Wybieramy zatem inny basen, gdzie woda jak się wydaje jest troszkę cieplejsza. Tam maluchy trochę się rozkręcają, ale z kolei na tym basenie, przeznaczonym dla najmłodszych atrakcji tyle co kot napłakał. Na szczęście na innym basenie co godzinę odpalają sztuczną falę i jest to dość atrakcyjny punkt programu.
Generalnie na obiekcie jest bardzo mało ludzi co oznacza, że ten rok istotnie Grecji nie wyszedł turystycznie, ale dla nas akurat jest to dobre, bo do poszczególnych atrakcji nie ma kolejek.
Starsze dzieci bawią się dość dobrze wiec zostajemy do godz. 16stej i zaczynamy ewakuację. W drodze powrotnej algorytm mojej nawigacji ukazuje swoje niedoskonałości i pomimo, że ustawienia były identyczne jak w kierunku Waterlandu, GPS prowadzi nas do Paralii przez centrum Salonik a nie, jak poprzednio - obwodnicą.

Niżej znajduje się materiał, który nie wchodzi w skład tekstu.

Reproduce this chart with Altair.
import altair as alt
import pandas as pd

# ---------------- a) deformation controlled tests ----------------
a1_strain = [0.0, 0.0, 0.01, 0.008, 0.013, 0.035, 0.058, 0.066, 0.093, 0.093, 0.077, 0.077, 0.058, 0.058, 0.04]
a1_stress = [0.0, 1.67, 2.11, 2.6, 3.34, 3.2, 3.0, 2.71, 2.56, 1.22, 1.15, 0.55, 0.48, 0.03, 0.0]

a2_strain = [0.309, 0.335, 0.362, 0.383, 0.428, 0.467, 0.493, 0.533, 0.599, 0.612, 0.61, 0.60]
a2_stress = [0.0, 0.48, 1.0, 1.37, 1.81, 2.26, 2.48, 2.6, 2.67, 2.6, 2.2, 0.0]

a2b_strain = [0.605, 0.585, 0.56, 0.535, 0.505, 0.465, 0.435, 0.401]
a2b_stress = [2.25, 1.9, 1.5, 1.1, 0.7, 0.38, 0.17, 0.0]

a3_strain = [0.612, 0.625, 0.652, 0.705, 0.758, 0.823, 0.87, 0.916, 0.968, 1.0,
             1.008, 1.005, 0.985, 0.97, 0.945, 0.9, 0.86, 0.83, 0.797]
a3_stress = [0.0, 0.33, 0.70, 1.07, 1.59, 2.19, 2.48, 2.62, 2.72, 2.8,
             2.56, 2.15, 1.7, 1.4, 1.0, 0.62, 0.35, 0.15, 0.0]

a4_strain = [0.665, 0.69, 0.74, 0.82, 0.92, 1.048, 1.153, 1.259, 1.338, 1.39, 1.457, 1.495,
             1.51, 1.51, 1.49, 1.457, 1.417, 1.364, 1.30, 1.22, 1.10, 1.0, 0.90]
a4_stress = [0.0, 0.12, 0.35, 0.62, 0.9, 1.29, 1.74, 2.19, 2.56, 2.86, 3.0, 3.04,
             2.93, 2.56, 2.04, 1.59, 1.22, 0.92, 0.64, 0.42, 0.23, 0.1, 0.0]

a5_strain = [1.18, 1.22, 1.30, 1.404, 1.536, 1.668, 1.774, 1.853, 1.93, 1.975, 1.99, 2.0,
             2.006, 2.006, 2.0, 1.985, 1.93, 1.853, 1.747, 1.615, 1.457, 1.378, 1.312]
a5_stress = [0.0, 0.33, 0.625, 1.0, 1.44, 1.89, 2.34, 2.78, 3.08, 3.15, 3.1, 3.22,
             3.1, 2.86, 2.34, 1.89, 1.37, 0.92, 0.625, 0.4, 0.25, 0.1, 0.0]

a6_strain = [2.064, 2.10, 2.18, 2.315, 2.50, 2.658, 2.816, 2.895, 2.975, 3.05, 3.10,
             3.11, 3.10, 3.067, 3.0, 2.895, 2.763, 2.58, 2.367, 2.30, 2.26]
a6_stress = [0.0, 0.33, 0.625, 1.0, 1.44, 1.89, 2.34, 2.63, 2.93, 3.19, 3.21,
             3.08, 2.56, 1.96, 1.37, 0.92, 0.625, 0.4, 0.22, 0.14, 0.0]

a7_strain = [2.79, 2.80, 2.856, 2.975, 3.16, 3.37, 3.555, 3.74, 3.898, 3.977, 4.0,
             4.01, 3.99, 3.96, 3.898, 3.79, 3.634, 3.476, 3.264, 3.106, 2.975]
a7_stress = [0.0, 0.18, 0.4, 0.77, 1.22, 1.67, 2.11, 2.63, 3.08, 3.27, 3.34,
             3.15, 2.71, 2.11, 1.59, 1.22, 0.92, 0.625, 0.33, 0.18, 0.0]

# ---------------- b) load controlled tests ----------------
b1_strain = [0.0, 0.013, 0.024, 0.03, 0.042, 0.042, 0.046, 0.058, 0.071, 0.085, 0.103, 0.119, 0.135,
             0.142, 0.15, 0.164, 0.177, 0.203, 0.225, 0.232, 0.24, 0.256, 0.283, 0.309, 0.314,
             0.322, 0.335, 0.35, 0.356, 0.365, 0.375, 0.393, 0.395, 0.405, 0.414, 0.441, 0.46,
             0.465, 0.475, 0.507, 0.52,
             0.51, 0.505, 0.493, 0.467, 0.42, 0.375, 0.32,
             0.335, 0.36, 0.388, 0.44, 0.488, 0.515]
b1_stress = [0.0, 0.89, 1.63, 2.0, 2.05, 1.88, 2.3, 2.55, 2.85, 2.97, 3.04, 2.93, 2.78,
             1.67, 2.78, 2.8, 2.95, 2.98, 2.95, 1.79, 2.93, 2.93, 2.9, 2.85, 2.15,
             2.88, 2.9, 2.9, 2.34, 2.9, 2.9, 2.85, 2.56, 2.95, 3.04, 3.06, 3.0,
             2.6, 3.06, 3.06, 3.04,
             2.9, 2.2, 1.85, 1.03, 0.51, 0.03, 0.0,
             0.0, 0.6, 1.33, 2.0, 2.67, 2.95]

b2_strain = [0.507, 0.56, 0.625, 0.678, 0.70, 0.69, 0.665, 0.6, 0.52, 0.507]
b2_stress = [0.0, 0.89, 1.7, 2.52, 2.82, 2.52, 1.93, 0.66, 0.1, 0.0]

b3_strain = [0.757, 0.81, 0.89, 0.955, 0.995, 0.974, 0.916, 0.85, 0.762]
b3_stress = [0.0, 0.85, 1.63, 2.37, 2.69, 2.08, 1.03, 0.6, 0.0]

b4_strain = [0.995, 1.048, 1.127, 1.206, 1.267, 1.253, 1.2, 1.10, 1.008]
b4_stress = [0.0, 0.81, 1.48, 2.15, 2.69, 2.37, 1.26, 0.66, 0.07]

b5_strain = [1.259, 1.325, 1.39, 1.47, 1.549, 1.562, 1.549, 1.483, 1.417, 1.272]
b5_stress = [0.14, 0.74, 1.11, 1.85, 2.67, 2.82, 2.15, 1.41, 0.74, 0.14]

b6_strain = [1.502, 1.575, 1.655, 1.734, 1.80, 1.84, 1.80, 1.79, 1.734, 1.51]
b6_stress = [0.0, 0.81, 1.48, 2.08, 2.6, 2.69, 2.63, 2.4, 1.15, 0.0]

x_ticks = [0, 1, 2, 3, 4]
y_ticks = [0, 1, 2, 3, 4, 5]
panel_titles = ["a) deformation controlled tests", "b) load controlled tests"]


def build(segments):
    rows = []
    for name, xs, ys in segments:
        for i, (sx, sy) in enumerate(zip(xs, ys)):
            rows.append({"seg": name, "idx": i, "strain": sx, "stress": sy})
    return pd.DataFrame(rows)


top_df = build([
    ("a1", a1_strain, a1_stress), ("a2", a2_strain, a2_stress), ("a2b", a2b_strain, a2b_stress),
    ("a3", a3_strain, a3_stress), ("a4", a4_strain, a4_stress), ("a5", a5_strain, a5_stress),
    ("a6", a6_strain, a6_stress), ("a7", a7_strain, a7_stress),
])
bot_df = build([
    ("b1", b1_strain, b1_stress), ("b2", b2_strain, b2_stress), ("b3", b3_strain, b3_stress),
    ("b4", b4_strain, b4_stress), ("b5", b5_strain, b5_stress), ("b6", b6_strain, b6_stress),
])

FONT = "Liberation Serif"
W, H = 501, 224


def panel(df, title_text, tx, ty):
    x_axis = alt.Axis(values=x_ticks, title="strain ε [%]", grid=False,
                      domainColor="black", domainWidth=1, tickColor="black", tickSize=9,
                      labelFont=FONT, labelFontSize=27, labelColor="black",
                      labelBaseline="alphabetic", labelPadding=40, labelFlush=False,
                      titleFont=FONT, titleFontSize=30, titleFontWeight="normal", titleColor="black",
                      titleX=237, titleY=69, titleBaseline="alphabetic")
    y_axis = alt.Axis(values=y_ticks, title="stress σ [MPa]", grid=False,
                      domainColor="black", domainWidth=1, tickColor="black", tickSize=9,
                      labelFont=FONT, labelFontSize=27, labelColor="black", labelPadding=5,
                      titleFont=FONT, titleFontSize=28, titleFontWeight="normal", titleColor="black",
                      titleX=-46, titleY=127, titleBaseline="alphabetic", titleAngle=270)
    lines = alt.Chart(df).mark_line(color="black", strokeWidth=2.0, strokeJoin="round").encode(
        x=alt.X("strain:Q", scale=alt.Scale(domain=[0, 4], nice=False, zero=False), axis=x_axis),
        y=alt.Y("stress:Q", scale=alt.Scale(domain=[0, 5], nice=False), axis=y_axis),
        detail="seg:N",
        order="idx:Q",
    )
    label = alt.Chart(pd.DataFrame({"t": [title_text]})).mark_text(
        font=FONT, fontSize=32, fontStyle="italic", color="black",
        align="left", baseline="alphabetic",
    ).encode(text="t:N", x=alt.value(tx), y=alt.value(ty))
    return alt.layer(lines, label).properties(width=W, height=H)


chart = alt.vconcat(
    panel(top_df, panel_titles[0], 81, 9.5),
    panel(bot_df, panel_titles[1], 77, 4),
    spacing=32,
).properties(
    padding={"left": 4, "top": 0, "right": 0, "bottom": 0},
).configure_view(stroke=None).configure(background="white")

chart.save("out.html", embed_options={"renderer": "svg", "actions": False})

Kiedy się orientujemy jest już za późno na zmianę, więc pokornie poddajemy się małemu ekranikowi nawigacji. Niezwykle przydatne w centrum okazały się nasze radia CB z uwagi na częstą sygnalizację świetlną, remonty itd. a co za tym idzie - rozdzielanie się grupy. Wkrótce udaje się wyjechać z ładnego, ale nieco "przytłaczającego" centrum Salonik i mkniemy w kierunku Paralii.